Batista Jerónimo

Batista Jerónimo

Querem mesmo rever a constituição

Nota prévia: O texto constitucional, deve ser estável e duradouro, já a legislação produzida pela Assembleia da República (e outras entidades com competência legislativa), desde que respeite os limites e princípios estabelecidos pela Constituição, permite acompanhar com agilidade suficiente a velocidade das mudanças tecnológicas e sociais.

Em tempos de grandes transformações - sociais, tecnológicas e políticas - é natural que surjam apelos à revisão constitucional. Contudo, nem todas as mudanças exigem alterações nos alicerces da nossa democracia. Algumas sim. Outras, não.

Uma alteração que considero essencial à Constituição da República Portuguesa prende-se com o combate eficaz ao enriquecimento ilícito. Em Portugal, o ordenamento jurídico continua a exigir que seja o Ministério Público a provar a origem ilícita de patrimónios que claramente ultrapassam os rendimentos legais dos seus titulares e mostram sinais exteriores de riqueza. Este princípio decorre da presunção de inocência, consagrada no artigo 32.º da Constituição. É, sem dúvida, um princípio fundamental num Estado de Direito - mas será, em todos os casos, intocável?

Parece-me que, no combate à corrupção e à criminalidade económica, é tempo de ponderar seriamente a inversão do ónus da prova em casos específicos de sinais exteriores de riqueza injustificada. A realidade é dura e teimosa: há patrimónios que se acumulam sem qualquer correspondência com rendimentos legais e declarados. O que proponho é simples: que passe a caber ao detentor de património suspeito o dever de provar a origem dos bens, e não ao Estado provar o contrário.

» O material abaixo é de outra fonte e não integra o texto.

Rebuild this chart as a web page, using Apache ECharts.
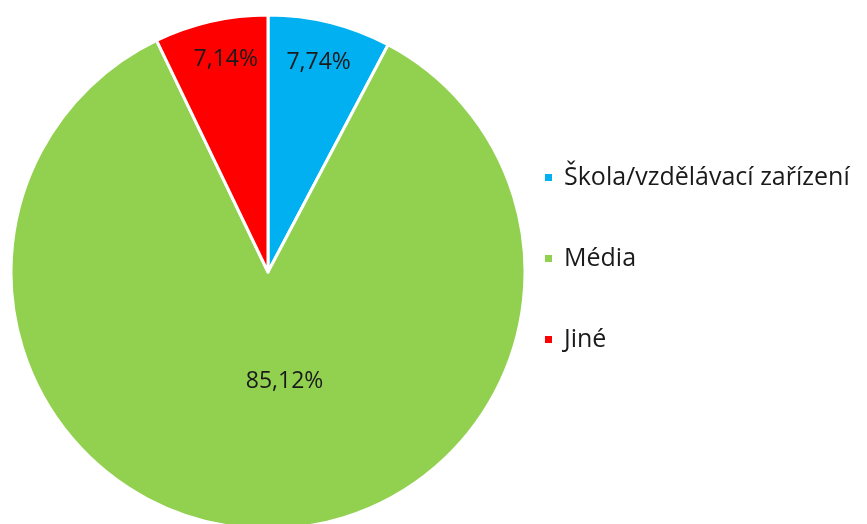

Vários países europeus, já caminharam nesse sentido. A inversão do ónus da prova, devidamente enquadrada e delimitada, não nega a presunção de inocência - reconhece antes que há contextos em que a opacidade é uma arma e a clareza deve ser um dever.

Naturalmente, tal mudança exige ponderação e rigor constitucional. Pode envolver uma revisão do artigo 32.º, ou, em alternativa, a criação de um regime jurídico autónomo que opere no plano administrativo ou cível, fora da lógica estrita do processo penal. Mas o essencial é não continuar de braços cruzados perante a impunidade disfarçada de legalidade – deixo para quem entende de a matéria enquadrar a melhor solução.

Por outro lado, há temas que, embora relevantes, não exigem a revisão constitucional (diz um leigo) que alguns apregoam. Refiro-me a questões como a inteligência artificial, as redes sociais, os fenómenos migratórios ou o reconhecimento legal da identidade e orientação de género. Nestes domínios, acredito que o quadro constitucional já oferece os princípios orientadores necessários - dignidade humana, igualdade, liberdade, autodeterminação - e que a lei ordinária tem a agilidade suficiente para adaptar-se aos novos desafios.

Ao contrário do texto constitucional, que deve ser estável e duradouro, a legislação produzida na Assembleia da República permite acompanhar a velocidade das mudanças tecnológicas e sociais, veja-se o caso da privação da liberdade aquando da pandemia. Regular algoritmos, definir responsabilidades nas plataformas digitais, acolher e integrar migrantes ou garantir o respeito pelas identidades pessoais - tudo isto pode e deve ser feito no plano legislativo, com debate democrático e atualização constante.

Em resumo, a Constituição deve mudar só quando está aquém daquilo que o país precisa - como no combate à corrupção. Mas deve manter-se firme onde já consagra os princípios essenciais da convivência livre e justa.

A coragem de reformar é tão importante como a sabedoria de não mexer onde não é preciso, sendo o caso.